Films Worth Talking About:

Stranger Than Paradise, Indiana Jones and the Temple of Doom, Amadeus, To Our Loves (A nos amours), Carmen, Romancing the Stone, Terms of Endearment, Ghostbusters, Paris Texas, Once Upon a Time in America, The Fourth Man, The Terminator, A Nightmare on Elm Street, The Killing Fields, Beverly Hills Cop, The Karate Kid, This is Spinal Tap, Splash, Purple Rain, Repo Man, Body Double, The Natural, Les Ripoux, A Sunday in the Country, The Old Rifle (le Vieux Fusil)

The Bigger Picture

Films: Diva (1981), Beasts of the Southern Wild (2012), Do the Right Thing (1989), Being There (1979)

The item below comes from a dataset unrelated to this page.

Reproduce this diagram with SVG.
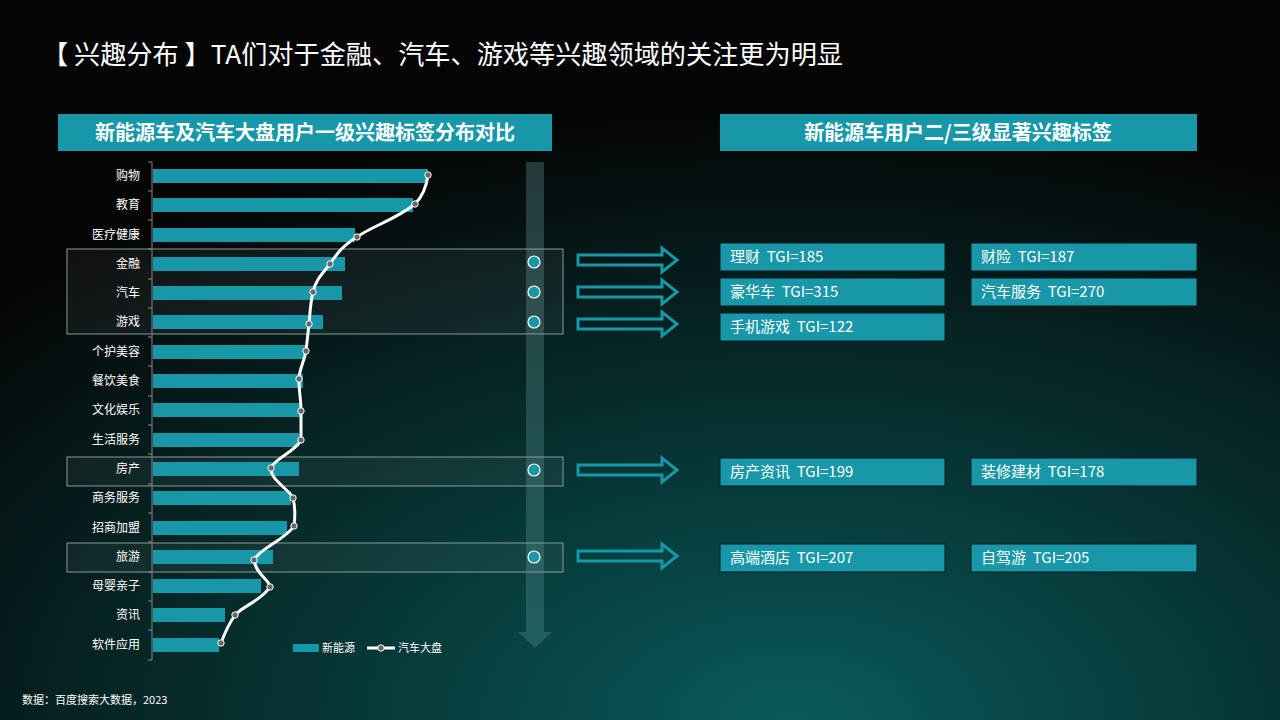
<svg xmlns="http://www.w3.org/2000/svg" width="1280" height="720" viewBox="0 0 1280 720">
<defs>
<radialGradient id="bg" cx="0.62" cy="1.0" r="0.85">
<stop offset="0" stop-color="#0a5a5c"/><stop offset="0.5" stop-color="#06302f"/><stop offset="1" stop-color="#050506"/>
</radialGradient>
<linearGradient id="va" x1="0" y1="0" x2="0" y2="1">
<stop offset="0" stop-color="#3a5a5a" stop-opacity="0.6"/><stop offset="1" stop-color="#3a7a7a" stop-opacity="0.5"/>
</linearGradient>
<marker id="dot" viewBox="0 0 8 8" refX="4" refY="4" markerWidth="8" markerHeight="8" markerUnits="userSpaceOnUse"><circle cx="4" cy="4" r="3.2" fill="#666" stroke="#fff" stroke-width="1"/></marker>
</defs>
<style>
text{font-family:"Noto Sans CJK SC","Liberation Sans",sans-serif;fill:#fff;white-space:pre}
.lab{font-size:12px;text-anchor:end}
.bar{fill:#1797a8}
.hb{fill:#1797a8;stroke:#0b1a1c;stroke-width:1}
.bt{font-size:15px}
.hl{fill:#ffffff;fill-opacity:0.05;stroke:#8a9a9a;stroke-width:1}
.arr{fill:none;stroke:#1797a8;stroke-width:3}
.c{fill:#1797a8;stroke:#fff;stroke-width:1.2}
</style>
<rect width="1280" height="720" fill="url(#bg)"/>
<text x="42" y="64" font-size="26" xml:space="preserve" textLength="801" lengthAdjust="spacingAndGlyphs">【 兴趣分布 】TA们对于金融、汽车、游戏等兴趣领域的关注更为明显</text>
<g id="hdr-left"><rect x="58" y="114" width="494" height="37" fill="#1797a8"/><text x="305" y="140" font-size="20" font-weight="bold" text-anchor="middle">新能源车及汽车大盘用户一级兴趣标签分布对比</text></g>
<g id="hdr-right"><rect x="720" y="114" width="477" height="37" fill="#1797a8"/><text x="958" y="140" font-size="20" font-weight="bold" text-anchor="middle">新能源车用户二/三级显著兴趣标签</text></g>
<path d="M526 162h18v470h8l-17 16-17-16h8z" fill="url(#va)"/>
<g id="highlights">
<rect class="hl" x="67" y="249" width="496" height="85"/>
<rect class="hl" x="67" y="457" width="496" height="29"/>
<rect class="hl" x="67" y="543" width="496" height="29"/>
</g>
<g id="axis" stroke="#888" stroke-width="1">
<line x1="152" y1="162" x2="152" y2="660"/>
<path d="M148 162h4M148 191h4M148 220h4M148 249h4M148 279h4M148 308h4M148 337h4M148 366h4M148 396h4M148 425h4M148 454h4M148 484h4M148 513h4M148 542h4M148 572h4M148 601h4M148 630h4M148 660h4"/>
</g>
<g id="bars">
<rect class="bar" x="153" y="169" width="275" height="14"/>
<rect class="bar" x="153" y="198" width="260" height="14"/>
<rect class="bar" x="153" y="228" width="202" height="14"/>
<rect class="bar" x="153" y="257" width="192" height="14"/>
<rect class="bar" x="153" y="286" width="189" height="14"/>
<rect class="bar" x="153" y="315" width="170" height="14"/>
<rect class="bar" x="153" y="345" width="152" height="14"/>
<rect class="bar" x="153" y="374" width="150" height="14"/>
<rect class="bar" x="153" y="403" width="147" height="14"/>
<rect class="bar" x="153" y="433" width="146" height="14"/>
<rect class="bar" x="153" y="462" width="146" height="14"/>
<rect class="bar" x="153" y="491" width="138" height="14"/>
<rect class="bar" x="153" y="521" width="134" height="14"/>
<rect class="bar" x="153" y="550" width="120" height="14"/>
<rect class="bar" x="153" y="579" width="108" height="14"/>
<rect class="bar" x="153" y="608" width="72" height="14"/>
<rect class="bar" x="153" y="638" width="66" height="14"/>
</g>
<g id="labels">
<text class="lab" x="140" y="180">购物</text><text class="lab" x="140" y="209">教育</text><text class="lab" x="140" y="239">医疗健康</text><text class="lab" x="140" y="268">金融</text><text class="lab" x="140" y="297">汽车</text><text class="lab" x="140" y="326">游戏</text><text class="lab" x="140" y="356">个护美容</text><text class="lab" x="140" y="385">餐饮美食</text><text class="lab" x="140" y="414">文化娱乐</text><text class="lab" x="140" y="444">生活服务</text><text class="lab" x="140" y="473">房产</text><text class="lab" x="140" y="502">商务服务</text><text class="lab" x="140" y="532">招商加盟</text><text class="lab" x="140" y="561">旅游</text><text class="lab" x="140" y="590">母婴亲子</text><text class="lab" x="140" y="619">资讯</text><text class="lab" x="140" y="649">软件应用</text>
</g>
<g id="connectors">
<path d="M428 175C426 190 421 198 415 204C395 220 372 226 357 237C342 246 336 255 330 264C320 276 315 282 313 292C310 305 310 315 309 324L306 351C304 362 299 370 299 379C299 392 301 400 301 411L301 440C295 452 275 458 271 468C270 480 290 490 293 498C296 510 295 518 294 526C285 540 260 548 254 560C256 575 270 580 270 587C262 600 243 606 235 615C228 625 224 635 221 643" fill="none" stroke="#fff" stroke-width="3"/>
<polyline points="428,175 415,204 357,237 330,264 313,292 309,324 306,351 299,379 301,411 301,440 271,468 293,498 294,526 254,560 270,587 235,615 221,643" fill="none" stroke="none" marker-start="url(#dot)" marker-mid="url(#dot)" marker-end="url(#dot)"/>
<path class="arr" d="M578 255h84v-7l15 12-15 12v-7h-84z"/>
<path class="arr" d="M578 287h84v-7l15 12-15 12v-7h-84z"/>
<path class="arr" d="M578 319h84v-7l15 12-15 12v-7h-84z"/>
<path class="arr" d="M578 465h84v-7l15 12-15 12v-7h-84z"/>
<path class="arr" d="M578 551h84v-7l15 12-15 12v-7h-84z"/>
</g>
<g id="circles">
<circle class="c" cx="534" cy="262" r="6"/><circle class="c" cx="534" cy="292" r="6"/><circle class="c" cx="534" cy="322" r="6"/><circle class="c" cx="534" cy="470" r="6"/><circle class="c" cx="534" cy="557" r="6"/>
</g>
<g id="tags">
<g id="t1"><rect class="hb" x="720" y="243" width="225" height="28"/><text class="bt" x="730" y="262" xml:space="preserve">理财  TGI=185</text></g>
<g id="t2"><rect class="hb" x="971" y="243" width="226" height="28"/><text class="bt" x="981" y="262" xml:space="preserve">财险  TGI=187</text></g>
<g id="t3"><rect class="hb" x="720" y="278" width="225" height="28"/><text class="bt" x="730" y="297" xml:space="preserve">豪华车  TGI=315</text></g>
<g id="t4"><rect class="hb" x="971" y="278" width="226" height="28"/><text class="bt" x="981" y="297" xml:space="preserve">汽车服务  TGI=270</text></g>
<g id="t5"><rect class="hb" x="720" y="313" width="225" height="28"/><text class="bt" x="730" y="332" xml:space="preserve">手机游戏  TGI=122</text></g>
<g id="t6"><rect class="hb" x="720" y="458" width="225" height="28"/><text class="bt" x="730" y="477" xml:space="preserve">房产资讯  TGI=199</text></g>
<g id="t7"><rect class="hb" x="971" y="458" width="226" height="28"/><text class="bt" x="981" y="477" xml:space="preserve">装修建材  TGI=178</text></g>
<g id="t8"><rect class="hb" x="720" y="544" width="225" height="28"/><text class="bt" x="730" y="563" xml:space="preserve">高端酒店  TGI=207</text></g>
<g id="t9"><rect class="hb" x="971" y="544" width="226" height="28"/><text class="bt" x="981" y="563" xml:space="preserve">自驾游  TGI=205</text></g>
</g>
<g id="legend">
<rect x="293" y="644" width="26" height="8" fill="#1797a8"/><text x="322" y="652" font-size="11">新能源</text>
<line x1="367" y1="648" x2="395" y2="648" stroke="#fff" stroke-width="3"/><circle cx="381" cy="648" r="3.2" fill="#666" stroke="#fff"/><text x="398" y="652" font-size="11">汽车大盘</text>
</g>
<text x="22" y="704" font-size="11">数据：百度搜索大数据，2023</text>
</svg>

Music: anything by John Hiatt, Lyle Lovett

Books: John Sayles, Pride of the Bimbos, Union Dues, Los Gusanos, The Anarchist’s Convention, Thinking in Pictures [about the making of his film Matewan]; Ishmael Reed, Yellow Back Radio Broke-Down, Mumbo Jumbo

The Word on the Street

“odd, quiet, and very watchable”

davedee4

“the card trick on the subway is one of my all-time favorites”

TuesdayNight (mine, too)

“How often do you see a movie in which the lead character never utters one word?”

ccthemovieman-1

“the music sound track is just gorgeous- mostly light reggae, dub, and light jazz. Just wonderful, and now it is back in print too- on CD. Marvelous!”